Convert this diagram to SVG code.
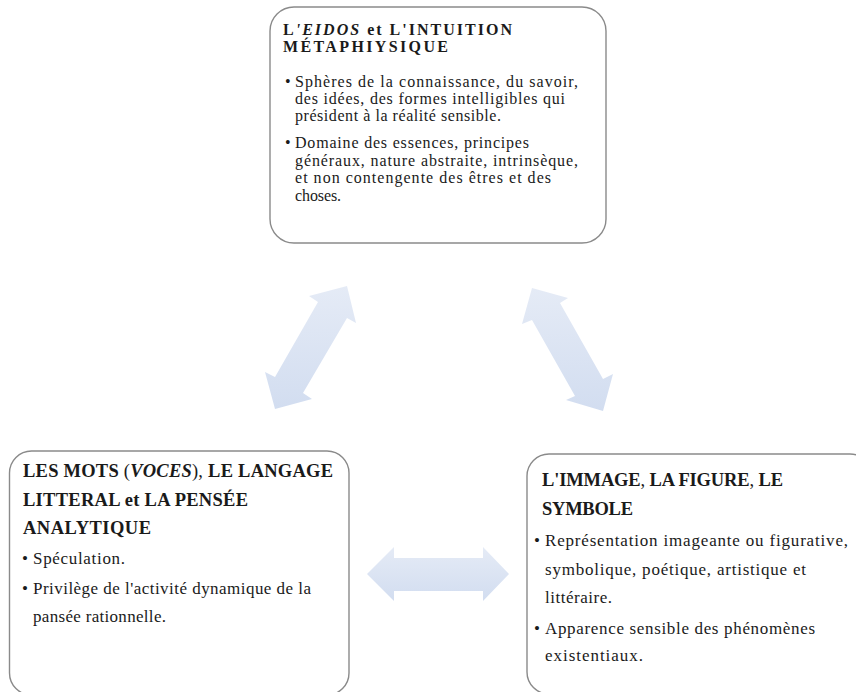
<svg xmlns="http://www.w3.org/2000/svg" width="856" height="692" viewBox="0 0 856 692">
<defs>
<linearGradient id="arrowGrad" x1="0" y1="0" x2="0" y2="1">
<stop offset="0" stop-color="#e5ebf6"/>
<stop offset="1" stop-color="#d2ddf0"/>
</linearGradient>
<style>
.box{fill:#fff;stroke:#8a8a8a;stroke-width:1.4}
.t{font-family:"Liberation Serif","Times New Roman",serif;fill:#1a1a1a}
.h{font-weight:bold}
.n{font-weight:normal}
.bi{font-weight:bold;font-style:italic}
.arrow{fill:url(#arrowGrad);stroke:none}
</style>
</defs>
<rect width="856" height="692" fill="#fff"/>
<g id="connectors">
<polygon class="arrow" points="347,286 356,323 347,318 303,393 312,399 275,409 265,372 275,377 318,302 309,296"/>
<polygon class="arrow" points="532,288 568,298 560,303 603,379 613,374 603,411 566,400 575,396 532,320 522,324"/>
<polygon class="arrow" points="367,574 394,547 394,558 483,558 483,547 509,574 483,601 483,591 394,591 394,601"/>
</g>
<g id="node-eidos">
<rect class="box" x="270" y="7" width="336" height="236" rx="24" ry="24"/>
<text class="t h" font-size="16" x="283" y="35" textLength="229" lengthAdjust="spacing">L<tspan class="bi">'EIDOS </tspan> et L'INTUITION</text>
<text class="t h" font-size="16" x="283" y="52" textLength="165" lengthAdjust="spacing">MÉTAPHIYSIQUE</text>
<g class="t" font-size="16">
<text x="285" y="86.5">•</text>
<text x="295" y="86.5" textLength="283" lengthAdjust="spacing">Sphères de la connaissance, du savoir,</text>
<text x="295" y="103.5" textLength="270" lengthAdjust="spacing">des idées, des formes intelligibles qui</text>
<text x="295" y="120.5" textLength="206" lengthAdjust="spacing">président à la réalité sensible.</text>
<text x="285" y="148">•</text>
<text x="295" y="148" textLength="234" lengthAdjust="spacing">Domaine des essences, principes</text>
<text x="295" y="165.5" textLength="283" lengthAdjust="spacing">généraux, nature abstraite, intrinsèque,</text>
<text x="295" y="183" textLength="256" lengthAdjust="spacing">et non contengente des êtres et des</text>
<text x="295" y="200.5" textLength="46" lengthAdjust="spacing">choses.</text>
</g>
</g>
<g id="node-mots">
<rect class="box" x="9.5" y="451" width="339.5" height="244" rx="22" ry="22"/>
<text class="t h" font-size="18.5" x="23" y="477" textLength="310" lengthAdjust="spacing">LES MOTS <tspan class="n">(</tspan><tspan class="bi">VOCES</tspan><tspan class="n">),</tspan> LE LANGAGE</text>
<text class="t h" font-size="18.5" x="23" y="506" textLength="225" lengthAdjust="spacing">LITTERAL et LA PENSÉE</text>
<text class="t h" font-size="18.5" x="23" y="534" textLength="128" lengthAdjust="spacing">ANALYTIQUE</text>
<g class="t" font-size="17">
<text x="22" y="564">•</text>
<text x="33" y="564" textLength="92" lengthAdjust="spacing">Spéculation.</text>
<text x="22" y="594">•</text>
<text x="33" y="594" textLength="278" lengthAdjust="spacing">Privilège de l'activité dynamique de la</text>
<text x="33" y="622" textLength="133" lengthAdjust="spacing">pansée rationnelle.</text>
</g>
</g>
<g id="node-image">
<rect class="box" x="527" y="454" width="345" height="240" rx="22" ry="22"/>
<text class="t h" font-size="18.5" x="542" y="486" textLength="241" lengthAdjust="spacing">L'IMMAGE<tspan class="n">,</tspan> LA FIGURE<tspan class="n">,</tspan> LE</text>
<text class="t h" font-size="18.5" x="542" y="515" textLength="91" lengthAdjust="spacing">SYMBOLE</text>
<g class="t" font-size="17">
<text x="534" y="546">•</text>
<text x="545" y="546" textLength="303" lengthAdjust="spacing">Représentation imageante ou figurative,</text>
<text x="545" y="575" textLength="261" lengthAdjust="spacing">symbolique, poétique, artistique et</text>
<text x="545" y="603" textLength="67" lengthAdjust="spacing">littéraire.</text>
<text x="534" y="634">•</text>
<text x="545" y="634" textLength="270" lengthAdjust="spacing">Apparence sensible des phénomènes</text>
<text x="545" y="661" textLength="98" lengthAdjust="spacing">existentiaux.</text>
</g>
</g>
</svg>
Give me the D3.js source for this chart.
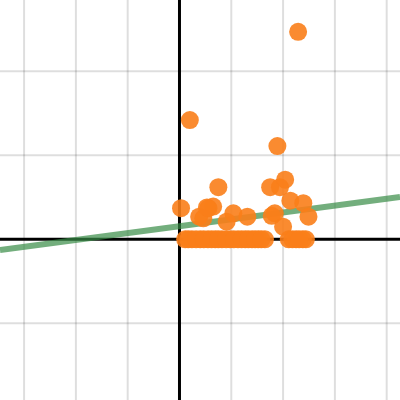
<!DOCTYPE html>
<html>
<head>
<meta charset="utf-8">
<script src="https://cdn.jsdelivr.net/npm/d3@7"></script>
<style>
  html, body { margin: 0; padding: 0; background: #fff; }
  svg { display: block; }
</style>
</head>
<body>
<svg id="graph" width="400" height="400"></svg>
<script>
// data points (graph units)
var pointX = [2.29, 0.20, 0.75, 0.03, 0.38, 0.56, 0.65, 1.04, 0.91, 1.31,
              1.75, 1.94, 2.04, 1.89, 2.14, 2.39, 2.49, 1.84, 1.78, 2.00,
              0.46, 0.53,
              0.11, 0.24, 0.40, 0.55, 0.69, 0.82, 0.98, 1.13, 1.27, 1.40,
              1.52, 1.65, 2.11, 2.25, 2.38, 2.44,
              0.17, 0.32, 0.47, 0.62, 0.75, 0.90, 1.05, 1.20, 1.33, 1.46,
              1.58, 2.18, 2.31];
var pointY = [2.47, 1.42, 0.62, 0.37, 0.27, 0.37, 0.39, 0.31, 0.21, 0.27,
              0.62, 0.62, 0.71, 1.11, 0.46, 0.43, 0.27, 0.31, 0.28, 0.15,
              0.25, 0.38,
              0, 0, 0, 0, 0, 0, 0, 0, 0, 0,
              0, 0, 0, 0, 0, 0,
              0, 0, 0, 0, 0, 0, 0, 0, 0, 0,
              0, 0, 0];

// fitted line y = slope * x + intercept
var lineSlope = 0.082;
var lineIntercept = 0.156;

var gridX = [-3, -2, -1, 1, 2, 3, 4];
var gridY = [-1, 1, 2];

var W = 400, H = 400;
var svg = d3.select("#graph");

var x = d3.scaleLinear().domain([-3.465, 4.257]).range([0, W]);
var y = d3.scaleLinear().domain([-1.913, 2.849]).range([H, 0]);

// grid
svg.append("g").selectAll("line")
  .data(gridX).enter().append("line")
  .attr("x1", function(d) { return x(d); })
  .attr("x2", function(d) { return x(d); })
  .attr("y1", 0).attr("y2", H)
  .attr("stroke", "#000").attr("stroke-opacity", 0.13).attr("stroke-width", 2);

svg.append("g").selectAll("line")
  .data(gridY).enter().append("line")
  .attr("y1", function(d) { return y(d); })
  .attr("y2", function(d) { return y(d); })
  .attr("x1", 0).attr("x2", W)
  .attr("stroke", "#000").attr("stroke-opacity", 0.13).attr("stroke-width", 2);

// axes
svg.append("line")
  .attr("x1", 0).attr("x2", W)
  .attr("y1", y(0)).attr("y2", y(0))
  .attr("stroke", "#000").attr("stroke-width", 3);
svg.append("line")
  .attr("x1", x(0)).attr("x2", x(0))
  .attr("y1", 0).attr("y2", H)
  .attr("stroke", "#000").attr("stroke-width", 3);

// regression line
var xd = x.domain();
svg.append("line")
  .attr("x1", x(xd[0])).attr("y1", y(lineSlope * xd[0] + lineIntercept))
  .attr("x2", x(xd[1])).attr("y2", y(lineSlope * xd[1] + lineIntercept))
  .attr("stroke", "#388c46").attr("stroke-opacity", 0.7).attr("stroke-width", 6);

// points
svg.append("g").selectAll("circle")
  .data(d3.range(pointX.length)).enter().append("circle")
  .attr("cx", function(i) { return x(pointX[i]); })
  .attr("cy", function(i) { return y(pointY[i]); })
  .attr("r", 9)
  .attr("fill", "#fa7e19")
  .attr("fill-opacity", 0.9);
</script>
</body>
</html>
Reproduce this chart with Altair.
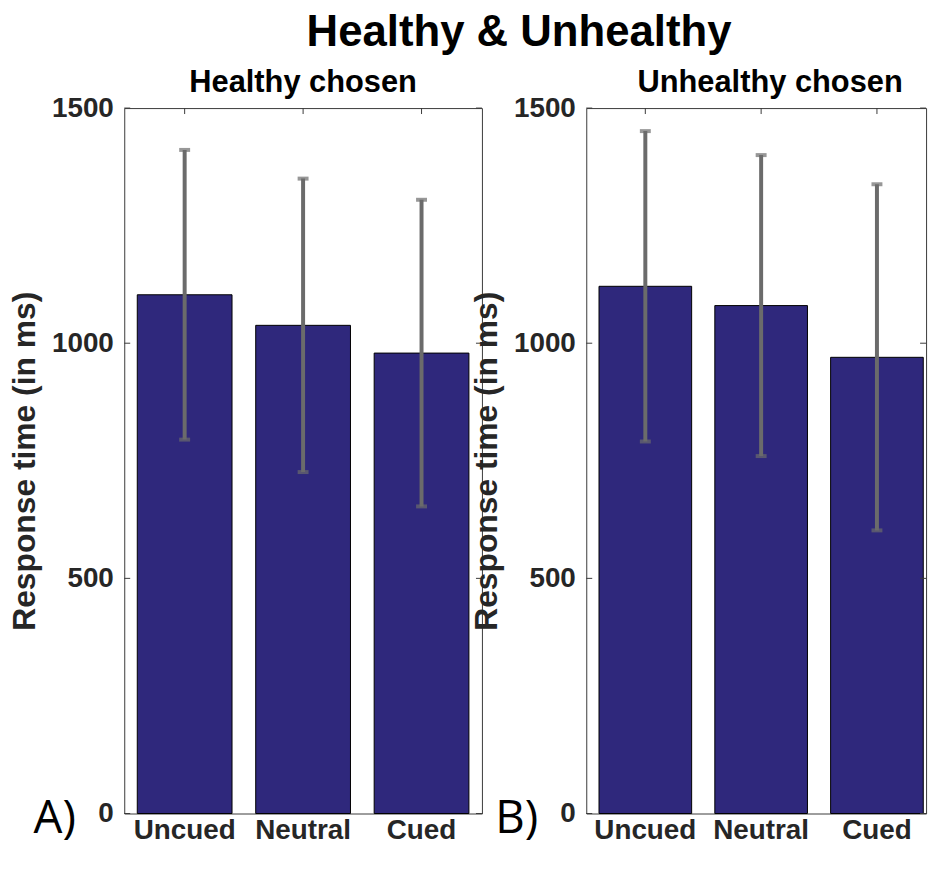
import altair as alt
import pandas as pd

conditions = ["Uncued", "Neutral", "Cued"]
healthy_mean = [1103, 1038, 979]
healthy_err = [308, 312, 326]
unhealthy_mean = [1121, 1080, 970]
unhealthy_err = [330, 320, 368]
y_ticks = [0, 500, 1000, 1500]
panel_titles = ["Healthy chosen", "Unhealthy chosen"]
panel_letters = ["A)", "B)"]
main_title = "Healthy & Unhealthy"
y_title = "Response time (in ms)"

BAR = "#2f287c"
ERR = "#6b6b6b"
FRAME = "#3a3a3a"
TXT = "#262626"
H = 710


def panel(means, errs, title, letter, width, full_w, title_dx):
    df = pd.DataFrame({
        "cond": conditions,
        "mean": means,
        "lo": [m - e for m, e in zip(means, errs)],
        "hi": [m + e for m, e in zip(means, errs)],
    })
    xs = alt.Scale(domain=conditions, range=[0, full_w], paddingInner=0.2, paddingOuter=0.11)
    ys = alt.Scale(domain=[0, 1500], nice=False, zero=True)
    xax = alt.Axis(title=None, labelAngle=0, domain=False, ticks=False,
                   labelFontSize=28, labelFontWeight="bold", labelColor=TXT,
                   labelPadding=3, labelFont="Liberation Sans")
    yax = alt.Axis(values=y_ticks, format="d", title=y_title, domain=False, ticks=False,
                   grid=False, labelFontSize=28, labelFontWeight="bold",
                   labelColor=TXT, labelPadding=11, titleFontSize=32,
                   titleFontWeight="bold", titleColor=TXT, titlePadding=10,
                   labelFont="Liberation Sans", titleFont="Liberation Sans")
    xe = alt.X("cond:N", scale=xs, sort=conditions, axis=xax)

    def ye(f):
        return alt.Y(f, scale=ys, axis=yax)

    bars = alt.Chart(df).mark_bar(color=BAR, stroke="black", strokeWidth=1).encode(
        x=xe, y=ye("mean:Q"))
    err = alt.Chart(df).mark_rule(color=ERR, strokeWidth=4).encode(
        x=xe, y=ye("lo:Q"), y2="hi:Q")
    cap_hi = alt.Chart(df).mark_tick(color=ERR, size=11, thickness=4).encode(
        x=xe, y=ye("hi:Q"))
    cap_lo = alt.Chart(df).mark_tick(color=ERR, size=11, thickness=4).encode(
        x=xe, y=ye("lo:Q"))

    tdf = pd.DataFrame({"v": y_ticks})
    lt = alt.Chart(tdf).mark_rule(color=FRAME, strokeWidth=1).encode(
        y=ye("v:Q"), x=alt.value(0), x2=alt.value(6))
    rt = alt.Chart(tdf).mark_rule(color=FRAME, strokeWidth=1).encode(
        y=ye("v:Q"), x=alt.value(width - 6), x2=alt.value(width))
    tt = alt.Chart(df).mark_rule(color=FRAME, strokeWidth=1).encode(
        x=xe, y=alt.value(0), y2=alt.value(6))

    ldf = pd.DataFrame({"lbl": [letter]})
    lab = alt.Chart(ldf).mark_text(font="Open Sans", fontSize=46, fontWeight="normal",
                                   color="black", align="center", baseline="alphabetic").encode(
        text="lbl:N", x=alt.value(-70), y=alt.value(H + 20))

    return alt.layer(bars, err, cap_hi, cap_lo, lt, rt, tt, lab).properties(
        width=width, height=H,
        title=alt.TitleParams(title, fontSize=31, fontWeight="bold", font="Liberation Sans",
                              color="black", offset=-5, anchor="middle", dx=title_dx),
    )


pa = panel(healthy_mean, healthy_err, panel_titles[0], panel_letters[0], 360, 360, 0)
pb = panel(unhealthy_mean, unhealthy_err, panel_titles[1], panel_letters[1], 342, 352, 14)

chart = alt.hconcat(pa, pb, spacing=105, bounds="flush").properties(
    title=alt.TitleParams(main_title, fontSize=44, fontWeight="bold", font="Liberation Sans",
                          color="black", anchor="middle", offset=12, dx=47),
    padding={"left": 0, "top": 0, "right": 0, "bottom": 0},
).configure_view(stroke=FRAME, strokeWidth=1)

chart.save("out.html", embed_options={"renderer": "svg", "actions": False})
++++
Scan the lines for the string "this". Copy out each line that matches.

Convert this diagram to SVG code.
Give me the D3.js source for this chart.
Reproduce this chart with Altair.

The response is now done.